_WRITTEN INSTRUCTION_. Output the material exactly, but drop every image it holds.

# MATERIAL PROVIDED start

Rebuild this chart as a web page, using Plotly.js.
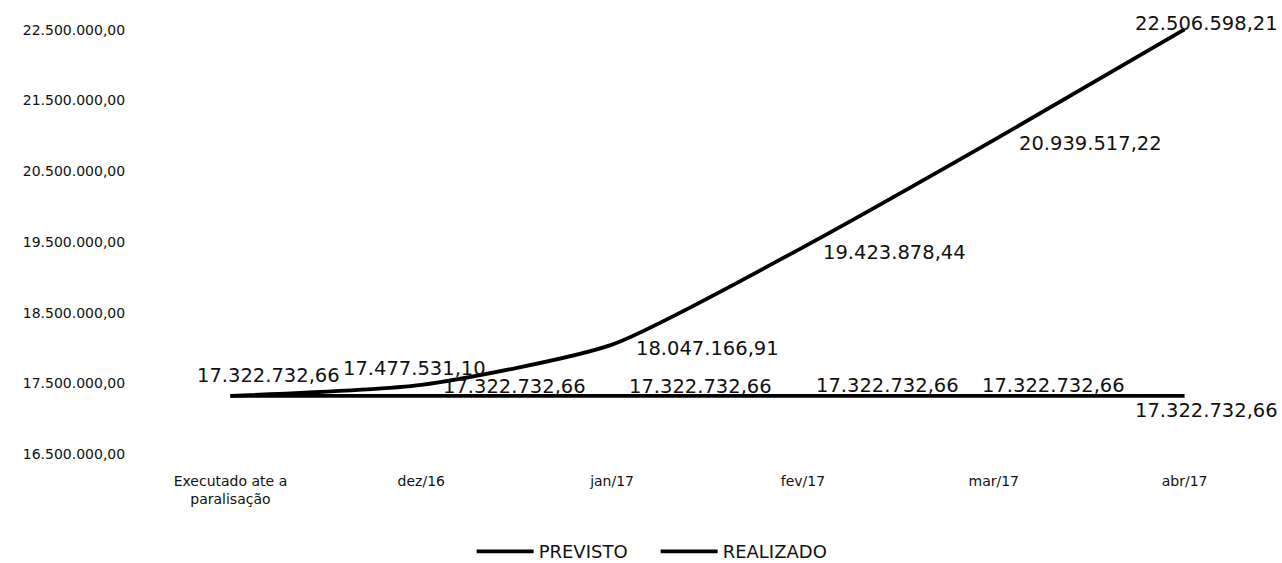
<!DOCTYPE html>
<html>
<head>
<meta charset="utf-8">
<script src="https://cdn.plot.ly/plotly-3.0.1.min.js"></script>
<style>html,body{margin:0;padding:0;background:#fff;}#chart{width:1282px;height:563px;}</style>
</head>
<body>
<div id="chart"></div>
<script>
// ---- data ----
const categories = ["Executado ate a<br>paralisação", "dez/16", "jan/17", "fev/17", "mar/17", "abr/17"];
const previsto = [17322732.66, 17477531.10, 18047166.91, 19423878.44, 20939517.22, 22506598.21];
const realizado = [17322732.66, 17322732.66, 17322732.66, 17322732.66, 17322732.66, 17322732.66];
const seriesNames = ["PREVISTO", "REALIZADO"];
const yTickVals = [16500000, 17500000, 18500000, 19500000, 20500000, 21500000, 22500000];

// ---- label placement (style, pixels) ----
const previstoShift = [[38, 20], [-7, 16], [95, -4], [92, -5], [97, -3], [22, 6]];
const realizadoShift = [null, [93, 9], [88, 9], [85, 10], [60, 10], [22, -15]];

function fmt(v) {
  const parts = v.toFixed(2).split(".");
  return parts[0].replace(/\B(?=(\d{3})+(?!\d))/g, ".") + "," + parts[1];
}

const labelFont = {family: "DejaVu Sans", size: 19.5, color: "#111"};
const annotations = [];
previsto.forEach((v, i) => {
  const s = previstoShift[i];
  annotations.push({x: categories[i], y: v, xref: "x", yref: "y", text: fmt(v), showarrow: false,
    xanchor: "center", yanchor: "middle", xshift: s[0], yshift: s[1], font: labelFont});
});
realizado.forEach((v, i) => {
  const s = realizadoShift[i];
  if (!s) return;
  annotations.push({x: categories[i], y: v, xref: "x", yref: "y", text: fmt(v), showarrow: false,
    xanchor: "center", yanchor: "middle", xshift: s[0], yshift: s[1], font: labelFont});
});

const traces = [
  {x: categories, y: previsto, name: seriesNames[0], type: "scatter", mode: "lines",
   line: {color: "#000", width: 3.8, shape: "spline", smoothing: 0.6}, cliponaxis: false},
  {x: categories, y: realizado, name: seriesNames[1], type: "scatter", mode: "lines",
   line: {color: "#000", width: 3.8}, cliponaxis: false}
];

const layout = {
  width: 1282, height: 563,
  margin: {l: 135, r: 2, t: 29, b: 109, autoexpand: false},
  paper_bgcolor: "#fff", plot_bgcolor: "#fff",
  separators: ",.",
  showlegend: true,
  legend: {orientation: "h", x: 0.294, xanchor: "left", y: -0.23, yanchor: "middle",
    font: {family: "DejaVu Sans", size: 18, color: "#111"}, itemwidth: 57, entrywidth: 112},
  xaxis: {type: "category", range: [-0.5, 5.5], showgrid: false, zeroline: false, showline: false,
    ticks: "outside", ticklen: 14, tickcolor: "rgba(0,0,0,0)",
    tickfont: {family: "DejaVu Sans", size: 14, color: "#111"}},
  yaxis: {range: [16500000, 22512000], tickvals: yTickVals, tickformat: ",.2f",
    showgrid: false, zeroline: false, showline: false,
    ticks: "outside", ticklen: 6, tickcolor: "rgba(0,0,0,0)",
    tickfont: {family: "DejaVu Sans", size: 14, color: "#111"}},
  annotations: annotations
};

Plotly.newPlot("chart", traces, layout, {displayModeBar: false, staticPlot: true});
</script>
</body>
</html>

# MATERIAL PROVIDED end

_EXPECTED ANSWER_.
Rebuild this chart as a web page, using Plotly.js.
<!DOCTYPE html>
<html>
<head>
<meta charset="utf-8">
<script src="https://cdn.plot.ly/plotly-3.0.1.min.js"></script>
<style>html,body{margin:0;padding:0;background:#fff;}#chart{width:1282px;height:563px;}</style>
</head>
<body>
<div id="chart"></div>
<script>
// ---- data ----
const categories = ["Executado ate a<br>paralisação", "dez/16", "jan/17", "fev/17", "mar/17", "abr/17"];
const previsto = [17322732.66, 17477531.10, 18047166.91, 19423878.44, 20939517.22, 22506598.21];
const realizado = [17322732.66, 17322732.66, 17322732.66, 17322732.66, 17322732.66, 17322732.66];
const seriesNames = ["PREVISTO", "REALIZADO"];
const yTickVals = [16500000, 17500000, 18500000, 19500000, 20500000, 21500000, 22500000];

// ---- label placement (style, pixels) ----
const previstoShift = [[38, 20], [-7, 16], [95, -4], [92, -5], [97, -3], [22, 6]];
const realizadoShift = [null, [93, 9], [88, 9], [85, 10], [60, 10], [22, -15]];

function fmt(v) {
  const parts = v.toFixed(2).split(".");
  return parts[0].replace(/\B(?=(\d{3})+(?!\d))/g, ".") + "," + parts[1];
}

const labelFont = {family: "DejaVu Sans", size: 19.5, color: "#111"};
const annotations = [];
previsto.forEach((v, i) => {
  const s = previstoShift[i];
  annotations.push({x: categories[i], y: v, xref: "x", yref: "y", text: fmt(v), showarrow: false,
    xanchor: "center", yanchor: "middle", xshift: s[0], yshift: s[1], font: labelFont});
});
realizado.forEach((v, i) => {
  const s = realizadoShift[i];
  if (!s) return;
  annotations.push({x: categories[i], y: v, xref: "x", yref: "y", text: fmt(v), showarrow: false,
    xanchor: "center", yanchor: "middle", xshift: s[0], yshift: s[1], font: labelFont});
});

const traces = [
  {x: categories, y: previsto, name: seriesNames[0], type: "scatter", mode: "lines",
   line: {color: "#000", width: 3.8, shape: "spline", smoothing: 0.6}, cliponaxis: false},
  {x: categories, y: realizado, name: seriesNames[1], type: "scatter", mode: "lines",
   line: {color: "#000", width: 3.8}, cliponaxis: false}
];

const layout = {
  width: 1282, height: 563,
  margin: {l: 135, r: 2, t: 29, b: 109, autoexpand: false},
  paper_bgcolor: "#fff", plot_bgcolor: "#fff",
  separators: ",.",
  showlegend: true,
  legend: {orientation: "h", x: 0.294, xanchor: "left", y: -0.23, yanchor: "middle",
    font: {family: "DejaVu Sans", size: 18, color: "#111"}, itemwidth: 57, entrywidth: 112},
  xaxis: {type: "category", range: [-0.5, 5.5], showgrid: false, zeroline: false, showline: false,
    ticks: "outside", ticklen: 14, tickcolor: "rgba(0,0,0,0)",
    tickfont: {family: "DejaVu Sans", size: 14, color: "#111"}},
  yaxis: {range: [16500000, 22512000], tickvals: yTickVals, tickformat: ",.2f",
    showgrid: false, zeroline: false, showline: false,
    ticks: "outside", ticklen: 6, tickcolor: "rgba(0,0,0,0)",
    tickfont: {family: "DejaVu Sans", size: 14, color: "#111"}},
  annotations: annotations
};

Plotly.newPlot("chart", traces, layout, {displayModeBar: false, staticPlot: true});
</script>
</body>
</html>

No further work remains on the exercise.